Llegados al punto donde estaban las tropas, recibidos por la multitud que allí esperaba con un helado silencio, fueron colocados los reos en una hilera de cara al mar para ser fusilados por la espalda, a lo que se opusieron Boné y los militares de mayor rango con airadas protestas, sabedores del deshonor que aquello suponía. El jefe del pelotón de fusilamiento miró al general Roncali, indeciso sobre lo que debía hacer a pesar de las órdenes recibidas, pues era consciente del deshonroso castigo, acaso desproporcionado, que iban a recibir aquellos hombres. Pero el general ordenó que los reos fueran obligados a permanecer de espaldas a quienes se disponían a dispararles, condenándoles así a una muerte ignominiosa que causó escándalo entre algunos de los cónsules extranjeros presentes, haciéndose eco de ello pocos días más tarde la prensa inglesa.

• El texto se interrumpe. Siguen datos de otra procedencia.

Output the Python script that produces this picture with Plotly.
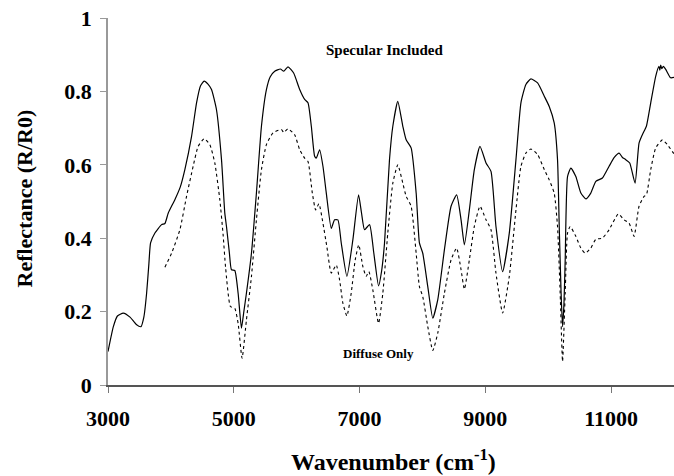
import plotly.graph_objects as go

# Specular Included (upper, solid)
spec_x = [3000, 3085, 3150, 3243, 3350, 3450, 3524, 3570, 3614, 3650, 3677, 3746, 3852, 3905, 3957,
          4063, 4150, 4222, 4328, 4408, 4470, 4529, 4590, 4646, 4725, 4805, 4857, 4884, 4930, 4963,
          5016, 5069, 5122, 5160, 5201, 5281, 5360, 5440, 5519, 5580, 5651, 5741, 5794, 5862, 5952,
          6048, 6127, 6180, 6233, 6286, 6312, 6365, 6418, 6471, 6550, 6603, 6656, 6709, 6799, 6894,
          6984, 7030, 7079, 7159, 7227, 7302, 7350, 7397, 7476, 7529, 7608, 7688, 7741, 7820, 7900,
          7952, 8005, 8085, 8164, 8243, 8349, 8455, 8544, 8614, 8667, 8746, 8825, 8915, 9011, 9090,
          9169, 9275, 9381, 9487, 9566, 9645, 9725, 9831, 9937, 10016, 10095, 10148, 10175, 10205, 10228,
          10250, 10270, 10307, 10360, 10439, 10519, 10598, 10677, 10757, 10862, 10968, 11050, 11127, 11180,
          11233, 11296, 11381, 11444, 11497, 11561, 11630, 11709, 11760, 11775, 11788, 11805, 11830, 11868,
          11947, 12000]
spec_y = [0.091, 0.159, 0.188, 0.196, 0.185, 0.165, 0.159, 0.185, 0.25, 0.33, 0.387, 0.414, 0.437, 0.44, 0.468,
          0.505, 0.54, 0.587, 0.677, 0.769, 0.815, 0.828, 0.82, 0.805, 0.75, 0.614, 0.469, 0.432, 0.36, 0.314,
          0.312, 0.25, 0.155, 0.2, 0.25, 0.359, 0.523, 0.705, 0.805, 0.84, 0.855, 0.861, 0.855, 0.867, 0.85,
          0.805, 0.778, 0.769, 0.705, 0.623, 0.618, 0.641, 0.596, 0.523, 0.427, 0.45, 0.45, 0.387, 0.296, 0.396,
          0.518, 0.47, 0.423, 0.437, 0.359, 0.27, 0.31, 0.387, 0.614, 0.705, 0.773, 0.705, 0.668, 0.646, 0.523,
          0.387, 0.359, 0.268, 0.182, 0.232, 0.368, 0.487, 0.518, 0.45, 0.382, 0.477, 0.587, 0.65, 0.605, 0.582,
          0.432, 0.309, 0.414, 0.614, 0.769, 0.819, 0.834, 0.823, 0.787, 0.759, 0.714, 0.614, 0.432, 0.25, 0.159,
          0.22, 0.341, 0.568, 0.591, 0.568, 0.523, 0.507, 0.523, 0.555, 0.564, 0.596, 0.62, 0.632, 0.62,
          0.614, 0.605, 0.55, 0.659, 0.682, 0.705, 0.769, 0.841, 0.868, 0.858, 0.872, 0.862, 0.868, 0.86,
          0.837, 0.838]

# Diffuse Only (lower)
diff_x = [3905, 4011, 4143, 4249, 4354, 4433, 4529, 4619, 4698, 4778, 4830, 4870, 4947, 5016, 5069,
          5132, 5201, 5281, 5360, 5440, 5519, 5625, 5757, 5794, 5862, 5968, 6048, 6127, 6180, 6249,
          6302, 6354, 6418, 6480, 6550, 6629, 6683, 6735, 6799, 6867, 6931, 6988, 7052, 7105, 7148,
          7211, 7302, 7370, 7449, 7529, 7608, 7688, 7741, 7820, 7900, 7952, 8005, 8085, 8164, 8243,
          8349, 8455, 8544, 8614, 8667, 8746, 8825, 8915, 9011, 9090, 9169, 9275, 9381, 9487, 9566,
          9645, 9725, 9831, 9937, 10016, 10095, 10148, 10190, 10228, 10270, 10307, 10349, 10439, 10519, 10587,
          10677, 10757, 10862, 10968, 11114, 11206, 11286, 11365, 11444, 11524, 11561, 11630, 11709, 11815, 11894,
          11974, 12000]
diff_y = [0.321, 0.359, 0.423, 0.514, 0.596, 0.65, 0.671, 0.655, 0.605, 0.505, 0.41, 0.32, 0.214, 0.209, 0.168,
          0.073, 0.177, 0.296, 0.45, 0.587, 0.655, 0.687, 0.696, 0.688, 0.698, 0.682, 0.641, 0.618, 0.609, 0.523,
          0.477, 0.494, 0.441, 0.377, 0.305, 0.327, 0.286, 0.223, 0.188, 0.25, 0.341, 0.382, 0.323, 0.296, 0.309,
          0.259, 0.168, 0.25, 0.414, 0.55, 0.6, 0.55, 0.514, 0.487, 0.359, 0.268, 0.241, 0.159, 0.094, 0.141,
          0.25, 0.341, 0.373, 0.314, 0.261, 0.341, 0.432, 0.487, 0.45, 0.423, 0.305, 0.196, 0.296, 0.477, 0.596,
          0.632, 0.643, 0.628, 0.587, 0.559, 0.523, 0.432, 0.25, 0.064, 0.25, 0.414, 0.432, 0.405, 0.373, 0.359,
          0.373, 0.397, 0.4, 0.423, 0.466, 0.45, 0.441, 0.405, 0.487, 0.514, 0.518, 0.587, 0.646, 0.668, 0.655,
          0.636, 0.63]

x_ticks = [3000, 5000, 7000, 9000, 11000]
y_ticks = [0, 0.2, 0.4, 0.6, 0.8, 1]
y_tick_text = ["0", "0.2", "0.4", "0.6", "0.8", "1"]

FONT = "Liberation Serif"

fig = go.Figure()
fig.add_trace(go.Scatter(x=spec_x, y=spec_y, mode="lines", name="Specular Included",
                         line=dict(color="black", width=1.2, shape="spline", smoothing=0.5)))
fig.add_trace(go.Scatter(x=diff_x, y=diff_y, mode="lines", name="Diffuse Only",
                         line=dict(color="black", width=1.1, shape="spline", smoothing=0.5, dash="dot")))

fig.add_annotation(x=7397, y=0.914, text="<b>Specular Included</b>", showarrow=False,
                   font=dict(family=FONT, size=15, color="black"))
fig.add_annotation(x=7302, y=0.085, text="<b>Diffuse Only</b>", showarrow=False,
                   font=dict(family=FONT, size=13, color="black"))
# axis titles
fig.add_annotation(xref="paper", yref="paper", x=0.5, xshift=2, y=-0.205, yanchor="middle",
                   text="<b>Wavenumber (cm<sup>-1</sup>)</b>", showarrow=False,
                   font=dict(family=FONT, size=24, color="black"))
fig.add_annotation(xref="paper", yref="paper", x=0, xshift=-84, y=0.5, yshift=3, textangle=-90,
                   xanchor="center", yanchor="middle",
                   text="<b>Reflectance (R/R0)</b>", showarrow=False,
                   font=dict(family=FONT, size=22, color="black"))

fig.update_layout(
    width=674, height=476,
    margin=dict(l=108, r=0, t=18, b=91),
    paper_bgcolor="white", plot_bgcolor="white",
    showlegend=False,
    font=dict(family=FONT, color="black"),
)
fig.update_xaxes(
    range=[3000, 12000], tickvals=x_ticks, ticktext=[str(v) for v in x_ticks],
    showgrid=False, zeroline=False, showline=True, linecolor="#555555", linewidth=1.5,
    ticks="outside", ticklen=6, tickcolor="#777777", tickwidth=1,
    tickfont=dict(family=FONT, size=22, color="black", weight="bold"),
    ticklabelstandoff=7, automargin=False,
)
fig.update_yaxes(
    range=[0, 1], tickvals=y_ticks, ticktext=y_tick_text,
    showgrid=False, zeroline=False, showline=True, linecolor="#999999", linewidth=1.5,
    ticks="outside", ticklen=6, tickcolor="#999999", tickwidth=1,
    tickfont=dict(family=FONT, size=22, color="black", weight="bold"),
    ticklabelstandoff=4, automargin=False,
)

fig.write_html("out.html", config={"displayModeBar": False},
               post_script="document.body.style.margin='0';document.body.style.overflow='hidden';")
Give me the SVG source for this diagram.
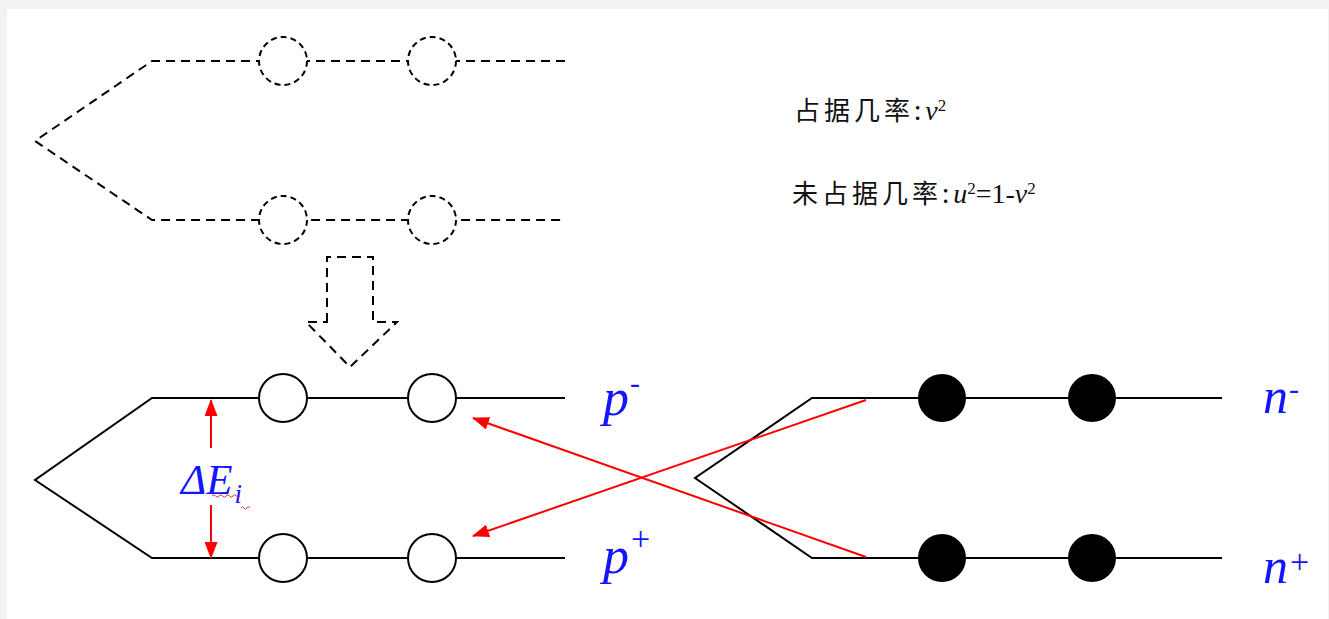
<svg xmlns="http://www.w3.org/2000/svg" width="1329" height="619" viewBox="0 0 1329 619">
  <style>
    .lvl { fill: none; stroke: #000; stroke-width: 2; }
    .dash { stroke-dasharray: 9 6; }
    .hole { fill: #fff; stroke: #000; stroke-width: 2; }
    .hole-d { fill: #fff; stroke: #000; stroke-width: 2; stroke-dasharray: 6 4; }
    .pair { fill: #000; }
    .red { fill: none; stroke: #ff0000; stroke-width: 2; }
    .wave { fill: none; stroke: #e03030; stroke-width: 1; }
    .lbl { font-family: "Liberation Serif", serif; font-style: italic; fill: #1414ff; }
    .cn { font-family: "Noto Sans CJK SC", serif; font-size: 26px; fill: #111; letter-spacing: 4px; }
    .m { font-family: "Liberation Serif", serif; font-size: 28px; fill: #111; }
    .sup { font-family: "Liberation Serif", serif; font-size: 17px; fill: #111; }
  </style>
  <defs>
    <marker id="head" viewBox="0 0 17 13" refX="16" refY="6.5" markerWidth="17" markerHeight="13" markerUnits="userSpaceOnUse" orient="auto">
      <path d="M0,0 L17,6.5 L0,13 Z" fill="#ff0000"/>
    </marker>
  </defs>

  <!-- page frame -->
  <rect x="0" y="0" width="1329" height="619" fill="#f2f2f2"/>
  <rect x="7" y="9" width="1321" height="610" fill="#fff"/>

  <!-- unfilled quasiparticle levels (before) -->
  <g id="levels-before">
    <path class="lvl dash" d="M565,61 H152 L35,141 L152,220 H565"/>
    <circle class="hole-d" cx="283" cy="61" r="24"/>
    <circle class="hole-d" cx="432" cy="61" r="24"/>
    <circle class="hole-d" cx="283" cy="220" r="24"/>
    <circle class="hole-d" cx="432" cy="220" r="24"/>
  </g>

  <!-- hollow down arrow -->
  <g id="down-arrow">
    <path class="lvl" stroke-dasharray="9 6" d="M327,322 V257 H373 V322 H397 L350,367 L306,322 Z"/>
  </g>

  <!-- proton levels -->
  <g id="proton-levels">
    <path class="lvl" d="M565,398 H152 L35,480 L152,558 H565"/>
    <circle class="hole" cx="283" cy="398" r="24"/>
    <circle class="hole" cx="432" cy="398" r="24"/>
    <circle class="hole" cx="283" cy="558" r="24"/>
    <circle class="hole" cx="432" cy="558" r="24"/>
  </g>

  <!-- neutron levels -->
  <g id="neutron-levels">
    <path class="lvl" d="M1222,398 H812 L695,478 L812,558 H1222"/>
    <circle class="pair" cx="942" cy="398" r="24"/>
    <circle class="pair" cx="1092" cy="398" r="24"/>
    <circle class="pair" cx="942" cy="558" r="24"/>
    <circle class="pair" cx="1092" cy="558" r="24"/>
  </g>

  <!-- gap Delta E_i -->
  <g id="gap">
    <line class="red" x1="211" y1="448" x2="211" y2="400" marker-end="url(#head)"/>
    <line class="red" x1="211" y1="505" x2="211" y2="558" marker-end="url(#head)"/>
    <text class="lbl" x="181" y="494" font-size="43">ΔE<tspan font-size="27" dy="9" dx="2">i</tspan></text>
    <path class="wave" d="M212,496 q1.75,-2.5 3.5,0 t3.5,0 t3.5,0 t3.5,0 t3.5,0 t3.5,0 t3.5,0 t3.5,0"/>
    <path class="wave" d="M241,508 q1.5,-2.5 3,0 t3,0 t3,0"/>
  </g>

  <!-- transitions -->
  <g id="connectors">
    <line class="red" x1="866" y1="400" x2="473" y2="536" marker-end="url(#head)"/>
    <line class="red" x1="866" y1="557" x2="473" y2="418" marker-end="url(#head)"/>
  </g>

  <!-- level labels -->
  <g id="labels">
    <text class="lbl" x="603" y="415" font-size="52">p<tspan font-size="30" dy="-22" dx="1">-</tspan></text>
    <text class="lbl" x="603" y="573" font-size="52">p<tspan font-size="34" dy="-23" dx="2" font-style="normal">+</tspan></text>
    <text class="lbl" x="1263" y="413" font-size="50">n<tspan font-size="30" dy="-14" dx="1">-</tspan></text>
    <text class="lbl" x="1263" y="583" font-size="50">n<tspan font-size="34" dy="-10" dx="2" font-style="normal">+</tspan></text>
  </g>

  <!-- occupation probabilities -->
  <g id="probabilities">
    <text x="794" y="120"><tspan class="cn">占据几率:</tspan><tspan class="m" font-style="italic">v</tspan><tspan class="sup" dy="-9">2</tspan></text>
    <text x="792" y="203"><tspan class="cn">未占据几率:</tspan><tspan class="m" font-style="italic">u</tspan><tspan class="sup" dy="-9">2</tspan><tspan class="m" dy="9">=1-</tspan><tspan class="m" font-style="italic">v</tspan><tspan class="sup" dy="-9">2</tspan></text>
  </g>
</svg>
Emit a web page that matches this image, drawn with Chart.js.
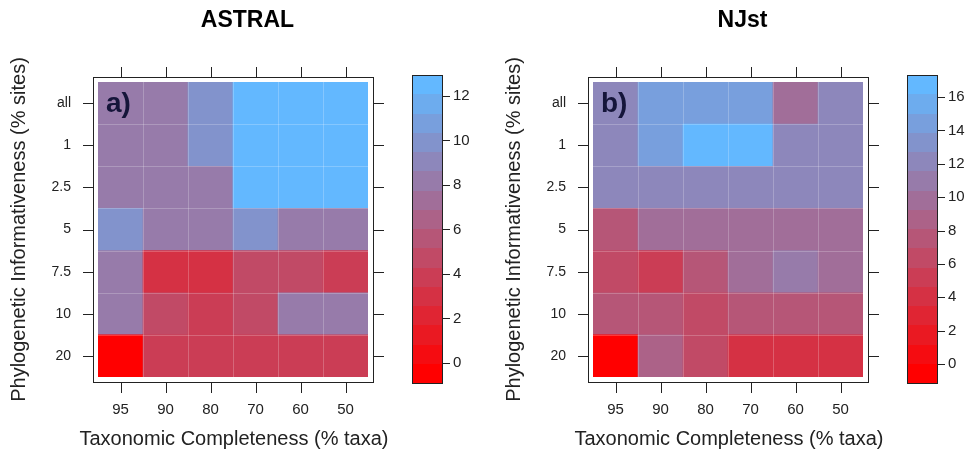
<!DOCTYPE html>
<html><head><meta charset="utf-8">
<script src="https://cdn.jsdelivr.net/npm/chart.js@4.4.1/dist/chart.umd.min.js"></script>
<style>
html,body{margin:0;padding:0;background:#fff;overflow:hidden;width:978px;height:458px;}
#wrap{position:relative;width:978px;height:458px;overflow:hidden;}
canvas{position:absolute;top:0;}
</style></head><body>
<div id="wrap">
<canvas id="cA" width="495" height="458" style="left:0"></canvas>
<canvas id="cB" width="495" height="458" style="left:495px"></canvas>
</div>
<script>
// ---- data (rows listed top to bottom) ----
const columnLabels = ['95', '90', '80', '70', '60', '50'];
const rowLabels = ['all', '1', '2.5', '5', '7.5', '10', '20'];
const xTitle = 'Taxonomic Completeness (% taxa)';
const yTitle = 'Phylogenetic Informativeness (% sites)';

const astralValues = [
  [8.1, 8.1, 9.5, 12.94, 12.94, 12.94],
  [8.1, 8.1, 9.5, 12.94, 12.94, 12.94],
  [8.0, 8.0, 7.9, 12.94, 12.94, 12.94],
  [10.2, 8.3, 8.3, 9.7, 8.3, 8.3],
  [8.5, 3.3, 3.3, 4.6, 4.6, 3.5],
  [8.2, 4.6, 3.7, 4.6, 8.4, 8.4],
  [-0.9, 3.9, 3.9, 3.9, 3.9, 3.9]
];
const astralRange = [-0.9, 12.94];
const astralKeyTicks = [0, 2, 4, 6, 8, 10, 12];

const njstValues = [
  [12.0, 14.4, 14.4, 14.4, 9.8, 12.0],
  [12.0, 14.4, 17.32, 17.32, 12.0, 12.0],
  [12.0, 12.0, 12.0, 12.0, 12.0, 12.0],
  [7.0, 9.8, 9.8, 9.8, 9.8, 9.8],
  [6.4, 5.2, 7.5, 9.8, 10.6, 9.8],
  [7.5, 7.5, 6.4, 7.5, 7.5, 7.5],
  [-1.14, 8.5, 6.4, 4.0, 4.0, 4.0]
];
const njstRange = [-1.14, 17.32];
const njstKeyTicks = [0, 2, 4, 6, 8, 10, 12, 14, 16];

// ---- styling ----
const FONT = "'Liberation Sans', Arial, Helvetica, sans-serif";
Chart.defaults.font.family = FONT;
const LOW = [255, 0, 0], HIGH = [99, 184, 255];
const CUTS = 16;
function ramp(t) {
  const c = LOW.map((l, i) => Math.round(l + (HIGH[i] - l) * t));
  return `rgb(${c[0]},${c[1]},${c[2]})`;
}
function breaksFor(range) {
  const out = [];
  for (let k = 0; k <= CUTS; k++) out.push(range[0] + (range[1] - range[0]) * k / CUTS);
  return out;
}
function bandOf(v, br) {
  for (let k = 0; k < CUTS; k++) if (v < br[k + 1]) return k;
  return CUTS - 1;
}
function fixSize(prop, size) {
  return s => {
    s[prop] = size;
    s.paddingTop = 0; s.paddingBottom = 0; s.paddingLeft = 0; s.paddingRight = 0;
  };
}

const decor = {
  id: 'decor',
  afterDatasetsDraw(chart, args, o) {
    const {ctx, chartArea: a, scales} = chart;
    const pad = 5, tl = 10;
    ctx.save();
    // faint cell boundary lines
    ctx.strokeStyle = 'rgba(255,255,255,0.22)';
    ctx.lineWidth = 1;
    ctx.beginPath();
    for (let i = 1; i < columnLabels.length; i++) {
      const x = Math.round((scales.x.getPixelForTick(i - 1) + scales.x.getPixelForTick(i)) / 2) + 0.5;
      ctx.moveTo(x, a.top); ctx.lineTo(x, a.bottom);
    }
    for (let j = 1; j < rowLabels.length; j++) {
      const y = Math.round(scales.y.getPixelForValue(j)) + 0.5;
      ctx.moveTo(a.left, y); ctx.lineTo(a.right, y);
    }
    ctx.stroke();
    ctx.strokeStyle = '#222';
    // panel frame
    const L = Math.round(a.left - pad), R = Math.round(a.right + pad);
    const T = Math.round(a.top - pad), B = Math.round(a.bottom + pad);
    ctx.strokeRect(L + 0.5, T + 0.5, R - L, B - T);
    ctx.beginPath();
    scales.x.ticks.forEach((t, i) => {
      const x = Math.round(scales.x.getPixelForTick(i)) + 0.5;
      ctx.moveTo(x, T); ctx.lineTo(x, T - tl);
      ctx.moveTo(x, B + 1); ctx.lineTo(x, B + 1 + tl);
    });
    scales.y.ticks.forEach(t => {
      const y = Math.round(scales.y.getPixelForValue(t.value)) + 0.5;
      ctx.moveTo(L, y); ctx.lineTo(L - tl, y);
      ctx.moveTo(R + 1, y); ctx.lineTo(R + 1 + tl, y);
    });
    ctx.stroke();
    // panel tag
    ctx.fillStyle = '#15153a';
    ctx.font = `bold 28px ${FONT}`;
    ctx.textBaseline = 'alphabetic';
    ctx.textAlign = 'left';
    ctx.fillText(o.tag, a.left + 8, a.top + 30);
    // x axis title (drawn unsqueezed)
    ctx.fillStyle = '#222';
    ctx.font = `20px ${FONT}`;
    ctx.textAlign = 'center';
    ctx.fillText(o.xTitle, (a.left + a.right) / 2 + 1, a.bottom + 68);
    // colour key
    const key = scales.key, br = o.breaks;
    const x0 = Math.round(a.right + 44), w = 30;
    for (let k = 0; k < CUTS; k++) {
      const yt = Math.round(key.getPixelForValue(br[k + 1]));
      const yb = Math.round(key.getPixelForValue(br[k]));
      ctx.fillStyle = ramp(k / (CUTS - 1));
      ctx.fillRect(x0, yt, w, yb - yt);
    }
    const kt = Math.round(key.getPixelForValue(br[CUTS]));
    const kb = Math.round(key.getPixelForValue(br[0]));
    ctx.strokeStyle = '#222';
    ctx.strokeRect(x0 + 0.5, kt + 0.5, w, kb - kt);
    ctx.beginPath();
    key.ticks.forEach(t => {
      const y = Math.round(key.getPixelForValue(t.value)) + 0.5;
      ctx.moveTo(x0 + w + 1, y); ctx.lineTo(x0 + w + 8, y);
    });
    ctx.stroke();
    ctx.restore();
  }
};

function makePanel(id, title, tag, values, range, keyTicks) {
  const br = breaksFor(range);
  const span = range[1] - range[0];
  // colour-key axis: key spans 7px above and 6px below the plot area (308px total)
  const keyMin = range[0] + span * 6 / 308;
  const keyMax = range[1] - span * 7 / 308;
  const datasets = [];
  for (let r = rowLabels.length - 1; r >= 0; r--) {
    datasets.push({
      label: rowLabels[r],
      data: columnLabels.map(() => 1),
      backgroundColor: values[r].map(v => ramp(bandOf(v, br) / (CUTS - 1))),
      borderWidth: 0,
      barPercentage: 1,
      categoryPercentage: 1
    });
  }
  return new Chart(document.getElementById(id), {
    type: 'bar',
    data: {labels: columnLabels, datasets},
    plugins: [decor],
    options: {
      responsive: false,
      animation: false,
      devicePixelRatio: 1,
      events: [],
      layout: {padding: 0},
      plugins: {
        legend: {display: false},
        tooltip: {enabled: false},
        title: {
          display: true, text: title, color: '#000',
          font: {size: 23, weight: 'bold'},
          padding: {top: 7, bottom: 47.4}
        },
        decor: {tag, breaks: br, xTitle}
      },
      scales: {
        x: {
          type: 'category', stacked: true, offset: true,
          grid: {display: false, drawTicks: false},
          border: {display: false},
          ticks: {padding: 24, color: '#222', font: {size: 15}},
          afterFit: fixSize('height', 81)
        },
        y: {
          type: 'linear', stacked: true, min: 0, max: rowLabels.length,
          grid: {display: false, drawTicks: false},
          border: {display: false},
          afterBuildTicks: s => { s.ticks = rowLabels.map((_, i) => ({value: i + 0.5})); },
          ticks: {
            padding: 27, color: '#222', font: {size: 14},
            callback: (v, i) => rowLabels[rowLabels.length - 1 - i]
          },
          title: {display: true, text: yTitle, color: '#222', font: {size: 20}, padding: {top: 7, bottom: 0}},
          afterFit: fixSize('width', 98)
        },
        key: {
          type: 'linear', position: 'right', min: keyMin, max: keyMax,
          grid: {display: false, drawTicks: false},
          border: {display: false},
          afterBuildTicks: s => { s.ticks = keyTicks.map(v => ({value: v})); },
          ticks: {padding: 85, color: '#222', font: {size: 15}},
          afterFit: fixSize('width', 127)
        }
      }
    }
  });
}

makePanel('cA', 'ASTRAL', 'a)', astralValues, astralRange, astralKeyTicks);
makePanel('cB', 'NJst', 'b)', njstValues, njstRange, njstKeyTicks);
</script>
</body></html>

Aún le quedaron ánimos a Boné para, en el último momento, gritar con todas sus fuerzas: «¡Viva la Libertad!». Grito al que siguió una exclamación idéntica y entusiasta de casi todos los condenados. «¡Viva la Constitución!», volvió a gritar, emocionado, el jefe rebelde, pero esta vez no llegaron a seguirle las demás voces por cuanto Roncali se apresuró a replicar con otro grito, el convenido con el jefe del pelotón de fusilamiento para abrir fuego: «¡Viva la Reina!».

Una descarga corrida acalló para siempre las exclamaciones y gritos, dejando tendidos en el suelo de aquella parte del malecón alicantino los cuerpos ensangrentados y sin vida de veinticuatro hombres.

Aquellos rebeldes no fueron olvidados por los alicantinos, que pronto los reconocieron popularmente como los Mártires de la Libertad. Desde el año siguiente conmemoraron su infame ejecución de forma extraoficial, colocando laureles donde fueron fusilados, levantando en su honor un monumento portátil y de madera, hasta que por fin en 1855 pudo celebrarse oficialmente dicho acto por primera vez.

El paseo que se creó en el antiguo malecón, que empezó llamándose así, paseo del Malecón, pasó a denominarse de los Mártires de la Libertad en 1868.

Especialmente emotiva fue la conmemoración de los Mártires de la Libertad el 8 de marzo de 1871, debido a la presencia entre los invitados de Cesárea Paz, viuda de Pantaleón Boné.

En 1907 se sustituyó el viejo monumento de madera que honraba a los mártires de la libertad por otro más sólido y grande, que se ubicó en la glorieta del paseo que llevaba su nombre, si bien poco después fue trasladado a la actual plaza del Mar. Alrededor de este monumento continuó celebrándose cada año la conmemoración de la muerte heroica de los Mártires de la Libertad, hasta el inicio de la guerra civil. Luego, con la victoria de los golpistas, se cambió el nombre del paseo por el de Explanada de España, y el monumento dedicado a la memoria de Pantaleón Boné y sus compañeros fue demolido a finales de 1941.